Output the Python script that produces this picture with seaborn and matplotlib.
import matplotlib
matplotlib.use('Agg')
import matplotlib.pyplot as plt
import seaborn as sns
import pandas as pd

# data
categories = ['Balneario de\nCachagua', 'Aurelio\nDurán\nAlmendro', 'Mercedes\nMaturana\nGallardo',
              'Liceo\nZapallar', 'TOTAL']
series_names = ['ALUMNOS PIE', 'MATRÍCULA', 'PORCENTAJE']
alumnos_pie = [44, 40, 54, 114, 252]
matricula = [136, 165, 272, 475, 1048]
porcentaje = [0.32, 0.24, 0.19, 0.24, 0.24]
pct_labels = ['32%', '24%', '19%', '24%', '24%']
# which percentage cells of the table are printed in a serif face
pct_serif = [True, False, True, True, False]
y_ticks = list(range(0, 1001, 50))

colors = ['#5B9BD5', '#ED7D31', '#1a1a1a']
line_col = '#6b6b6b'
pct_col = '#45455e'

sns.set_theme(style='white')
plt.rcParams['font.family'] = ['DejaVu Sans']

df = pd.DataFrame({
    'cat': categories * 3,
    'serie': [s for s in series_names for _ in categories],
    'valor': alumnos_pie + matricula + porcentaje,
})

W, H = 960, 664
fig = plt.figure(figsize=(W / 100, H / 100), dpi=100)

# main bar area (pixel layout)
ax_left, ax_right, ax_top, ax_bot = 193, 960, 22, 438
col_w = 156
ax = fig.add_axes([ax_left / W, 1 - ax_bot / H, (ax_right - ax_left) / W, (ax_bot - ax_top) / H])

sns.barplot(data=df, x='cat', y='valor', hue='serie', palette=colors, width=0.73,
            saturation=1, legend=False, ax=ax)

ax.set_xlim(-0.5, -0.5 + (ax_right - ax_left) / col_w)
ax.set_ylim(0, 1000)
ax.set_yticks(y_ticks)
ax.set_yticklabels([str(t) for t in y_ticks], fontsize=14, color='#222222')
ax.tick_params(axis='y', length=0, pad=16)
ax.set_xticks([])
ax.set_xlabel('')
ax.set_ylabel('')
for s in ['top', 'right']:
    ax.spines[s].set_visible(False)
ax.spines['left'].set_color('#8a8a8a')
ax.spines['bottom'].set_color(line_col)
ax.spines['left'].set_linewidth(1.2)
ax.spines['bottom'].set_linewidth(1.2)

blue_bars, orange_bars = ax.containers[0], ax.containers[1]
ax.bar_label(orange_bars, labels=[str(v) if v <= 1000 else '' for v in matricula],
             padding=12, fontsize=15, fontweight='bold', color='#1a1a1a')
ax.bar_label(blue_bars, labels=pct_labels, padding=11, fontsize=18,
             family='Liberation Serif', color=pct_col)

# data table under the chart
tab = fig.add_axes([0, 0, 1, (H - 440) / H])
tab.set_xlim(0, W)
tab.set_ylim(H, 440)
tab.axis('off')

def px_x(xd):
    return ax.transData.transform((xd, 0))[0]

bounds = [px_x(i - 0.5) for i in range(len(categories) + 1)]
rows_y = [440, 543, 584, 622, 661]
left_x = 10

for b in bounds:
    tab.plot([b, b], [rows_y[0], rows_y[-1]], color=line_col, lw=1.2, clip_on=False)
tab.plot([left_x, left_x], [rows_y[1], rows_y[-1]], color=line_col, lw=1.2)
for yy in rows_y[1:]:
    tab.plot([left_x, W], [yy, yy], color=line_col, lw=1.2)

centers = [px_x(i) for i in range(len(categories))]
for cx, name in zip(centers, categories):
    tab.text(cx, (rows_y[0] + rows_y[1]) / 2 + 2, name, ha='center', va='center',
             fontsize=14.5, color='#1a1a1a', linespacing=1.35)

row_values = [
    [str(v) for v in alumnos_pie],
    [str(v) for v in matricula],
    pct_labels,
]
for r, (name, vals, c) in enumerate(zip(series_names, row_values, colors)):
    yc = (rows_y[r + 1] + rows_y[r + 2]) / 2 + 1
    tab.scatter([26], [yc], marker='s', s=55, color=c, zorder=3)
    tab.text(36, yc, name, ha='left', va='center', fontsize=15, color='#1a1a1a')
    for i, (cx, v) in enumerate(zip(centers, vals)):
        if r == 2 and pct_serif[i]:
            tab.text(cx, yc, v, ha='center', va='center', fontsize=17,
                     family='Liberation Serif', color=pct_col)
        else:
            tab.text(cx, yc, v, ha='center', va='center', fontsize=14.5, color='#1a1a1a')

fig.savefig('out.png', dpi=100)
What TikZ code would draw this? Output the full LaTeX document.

■ ■ ■

### AIM
Repeat word for word every line from the start of the entries to the line holding "saturation=1, legend=False, ax=ax)", inclusive, and nothing else.

### REPLY TO THE EXERCISE
Output the Python script that produces this picture with seaborn and matplotlib.
import matplotlib
matplotlib.use('Agg')
import matplotlib.pyplot as plt
import seaborn as sns
import pandas as pd

# data
categories = ['Balneario de\nCachagua', 'Aurelio\nDurán\nAlmendro', 'Mercedes\nMaturana\nGallardo',
              'Liceo\nZapallar', 'TOTAL']
series_names = ['ALUMNOS PIE', 'MATRÍCULA', 'PORCENTAJE']
alumnos_pie = [44, 40, 54, 114, 252]
matricula = [136, 165, 272, 475, 1048]
porcentaje = [0.32, 0.24, 0.19, 0.24, 0.24]
pct_labels = ['32%', '24%', '19%', '24%', '24%']
# which percentage cells of the table are printed in a serif face
pct_serif = [True, False, True, True, False]
y_ticks = list(range(0, 1001, 50))

colors = ['#5B9BD5', '#ED7D31', '#1a1a1a']
line_col = '#6b6b6b'
pct_col = '#45455e'

sns.set_theme(style='white')
plt.rcParams['font.family'] = ['DejaVu Sans']

df = pd.DataFrame({
    'cat': categories * 3,
    'serie': [s for s in series_names for _ in categories],
    'valor': alumnos_pie + matricula + porcentaje,
})

W, H = 960, 664
fig = plt.figure(figsize=(W / 100, H / 100), dpi=100)

# main bar area (pixel layout)
ax_left, ax_right, ax_top, ax_bot = 193, 960, 22, 438
col_w = 156
ax = fig.add_axes([ax_left / W, 1 - ax_bot / H, (ax_right - ax_left) / W, (ax_bot - ax_top) / H])

sns.barplot(data=df, x='cat', y='valor', hue='serie', palette=colors, width=0.73,
            saturation=1, legend=False, ax=ax)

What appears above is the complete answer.